CROSS-REFERENCING AND WHAT IT MEANS
This requires a lot of cross referencing.
(1) 36.13(5)(b) is a reference to where the parties cannot agree the liability for costs and where the court, unless it is unjust to do so, order “the offeree do pay the offeror’s costs for the period from the date of expiry of therelevant period to the date of acceptance”
(2) 36.17(3)(a) is a reference to the costs being ordered to be paid by a claimant to a defendant where a claimant fails to beat a defendant’s offer.
(3) 36.17(4)(b) is a reference to costs ordered to be paid by the defendant to a claimant when the defendant fails to beat the claimant’s offer.
It means, in essence, that a party subject to a nil costs budget can still recover 50% of their fees for the period after a Part 36 offer if the offer is not beaten.
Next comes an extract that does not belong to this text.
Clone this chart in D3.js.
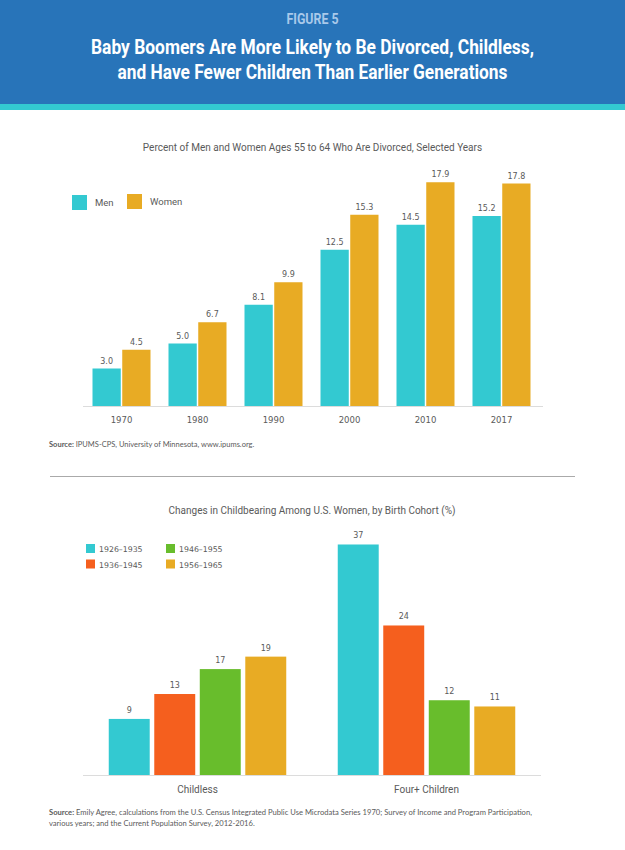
<!DOCTYPE html>
<html><head><meta charset="utf-8">
<script src="https://cdn.jsdelivr.net/npm/d3@7/dist/d3.min.js"></script>
<style>body{margin:0;background:#fff}svg{display:block}</style>
</head><body>
<script>
const years = ["1970","1980","1990","2000","2010","2017"];
const sexes = ["Men","Women"];
const menValues = [3.0,5.0,8.1,12.5,14.5,15.2];
const womenValues = [4.5,6.7,9.9,15.3,17.9,17.8];

const measures = ["Childless","Four+ Children"];
const cohorts = ["1926–1935","1936–1945","1946–1955","1956–1965"];
const childlessValues = [9,13,17,19];
const fourPlusValues = [37,24,12,11];

const sexColors = ["#33C9D1","#E8AB24"];
const cohortColors = ["#33C9D1","#F55F1E","#68BD2C","#E8AB24"];

const W=625,H=850;
const svg=d3.select("body").append("svg").attr("width",W).attr("height",H);
const txt="#5a5a5a";
const hf="Roboto, DejaVu Sans, sans-serif";

// header
svg.append("rect").attr("x",0).attr("y",0).attr("width",W).attr("height",104).attr("fill","#2874B9");
svg.append("rect").attr("x",0).attr("y",104).attr("width",W).attr("height",6).attr("fill","#33C9D1");
svg.append("text").attr("x",W/2).attr("y",24).attr("text-anchor","middle")
  .attr("font-family",hf).attr("font-weight","bold")
  .attr("font-size",14).attr("fill","#A9C9EA")
  .attr("textLength",52).attr("lengthAdjust","spacingAndGlyphs").text("FIGURE 5");
svg.append("text").attr("x",W/2).attr("y",54).attr("text-anchor","middle")
  .attr("font-family",hf).attr("font-weight","bold")
  .attr("font-size",19.5).attr("fill","#fff")
  .attr("textLength",443).attr("lengthAdjust","spacingAndGlyphs")
  .text("Baby Boomers Are More Likely to Be Divorced, Childless,");
svg.append("text").attr("x",W/2).attr("y",79).attr("text-anchor","middle")
  .attr("font-family",hf).attr("font-weight","bold")
  .attr("font-size",19.5).attr("fill","#fff")
  .attr("textLength",390).attr("lengthAdjust","spacingAndGlyphs")
  .text("and Have Fewer Children Than Earlier Generations");

// ---- Chart 1
svg.append("text").attr("x",312.5).attr("y",151).attr("text-anchor","middle")
  .attr("font-family","Roboto, sans-serif").attr("font-size",10).attr("fill",txt)
  .text("Percent of Men and Women Ages 55 to 64 Who Are Divorced, Selected Years");

const legend1=[{x:72,y:195},{x:127,y:194}];
sexes.forEach((s,i)=>{
  svg.append("rect").attr("x",legend1[i].x).attr("y",legend1[i].y).attr("width",15).attr("height",15).attr("fill",sexColors[i]);
  svg.append("text").attr("x",legend1[i].x+23).attr("y",legend1[i].y+11).attr("font-family","Roboto, sans-serif")
    .attr("font-size",9.5).attr("fill",txt).text(s);
});

const x0=d3.scaleBand().domain(years).range([83.5,539.5]);
const x1=d3.scaleBand().domain(sexes).range([9,67]).paddingInner(0.05);
const y1=d3.scaleLinear().domain([0,20]).range([406,156]);
const series1=[menValues,womenValues];
const g1=svg.append("g");
years.forEach((yr,i)=>{
  sexes.forEach((s,j)=>{
    const v=series1[j][i];
    g1.append("rect").attr("x",x0(yr)+x1(s)).attr("y",y1(v)).attr("width",x1.bandwidth())
      .attr("height",y1(0)-y1(v)).attr("fill",sexColors[j]);
    g1.append("text").attr("x",x0(yr)+x1(s)+x1.bandwidth()/2).attr("y",y1(v)-5).attr("text-anchor","middle")
      .attr("font-family","DejaVu Sans, sans-serif").attr("font-size",8).attr("fill",txt).text(v.toFixed(1));
  });
});
const ax1=svg.append("g").attr("transform","translate(0,406.5)").call(d3.axisBottom(x0).tickSize(0).tickPadding(10));
ax1.select(".domain").attr("stroke","#dcdcdc").attr("d","M83,0H543");
ax1.selectAll("text").attr("font-family","DejaVu Sans, sans-serif").attr("font-size",8.5).attr("fill",txt);

svg.append("text").attr("x",49).attr("y",447).attr("font-family","Lato, sans-serif").attr("font-size",7.5).attr("fill",txt)
  .html('<tspan font-weight="bold">Source:</tspan> IPUMS-CPS, University of Minnesota, www.ipums.org.');

svg.append("line").attr("x1",50).attr("x2",575).attr("y1",476.5).attr("y2",476.5).attr("stroke","#aaa").attr("stroke-width",1);

// ---- Chart 2
svg.append("text").attr("x",312).attr("y",514).attr("text-anchor","middle")
  .attr("font-family","Roboto, sans-serif").attr("font-size",10).attr("fill",txt)
  .text("Changes in Childbearing Among U.S. Women, by Birth Cohort (%)");

const legend2=[{x:86,y:544},{x:86,y:559.5},{x:166,y:544},{x:166,y:559.5}];
cohorts.forEach((c,i)=>{
  svg.append("rect").attr("x",legend2[i].x).attr("y",legend2[i].y).attr("width",9).attr("height",9).attr("fill",cohortColors[i]);
  svg.append("text").attr("x",legend2[i].x+13).attr("y",legend2[i].y+8).attr("font-family","DejaVu Sans, sans-serif")
    .attr("font-size",7.8).attr("fill",txt).text(c);
});

const m0=d3.scaleBand().domain(measures).range([83,541]);
const m1=d3.scaleBand().domain(cohorts).range([25.75,203.25]).paddingInner(0.1);
const y2=d3.scaleLinear().domain([0,40]).range([775,525.8]);
const series2=[childlessValues,fourPlusValues];
const g2=svg.append("g");
measures.forEach((m,i)=>{
  cohorts.forEach((c,j)=>{
    const v=series2[i][j];
    g2.append("rect").attr("x",m0(m)+m1(c)).attr("y",y2(v)).attr("width",m1.bandwidth())
      .attr("height",y2(0)-y2(v)).attr("fill",cohortColors[j]);
    g2.append("text").attr("x",m0(m)+m1(c)+m1.bandwidth()/2).attr("y",y2(v)-6).attr("text-anchor","middle")
      .attr("font-family","DejaVu Sans, sans-serif").attr("font-size",8).attr("fill",txt).text(v);
  });
});
const ax2=svg.append("g").attr("transform","translate(0,775.5)").call(d3.axisBottom(m0).tickSize(0).tickPadding(10));
ax2.select(".domain").attr("stroke","#dcdcdc").attr("d","M83,0H541");
ax2.selectAll("text").attr("font-family","Roboto, sans-serif").attr("font-size",10).attr("fill",txt);

const src2=svg.append("text").attr("font-family","Lato, sans-serif").attr("font-size",7.6).attr("fill",txt);
src2.append("tspan").attr("x",49).attr("y",815).html('<tspan font-weight="bold">Source:</tspan> Emily Agree, calculations from the U.S. Census Integrated Public Use Microdata Series 1970; Survey of Income and Program Participation,');
src2.append("tspan").attr("x",49).attr("y",826).text("various years; and the Current Population Survey, 2012-2016.");
</script>
</body></html>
A GOOD PART 36 OFFER MEANS YOU COULD STILL GET HALF YOUR COSTS
This is a clever rule. A party, on a nil budget, can still get half their costs if they make a realistic Part 36 offer and their opponent fails to beat it.This does not undermine the purpose of the sanction (only half the costs can be recovered). It still gives both parties an incentive to settle.
However it highlights the fact that if the defendant had, in fact, filed a budget they would have recovered their costs in full. It is difficult to see a reason for not doing so, even when you suspect teh claimant is impecunious and a defendant will not recover costs even if the action is successfully defended.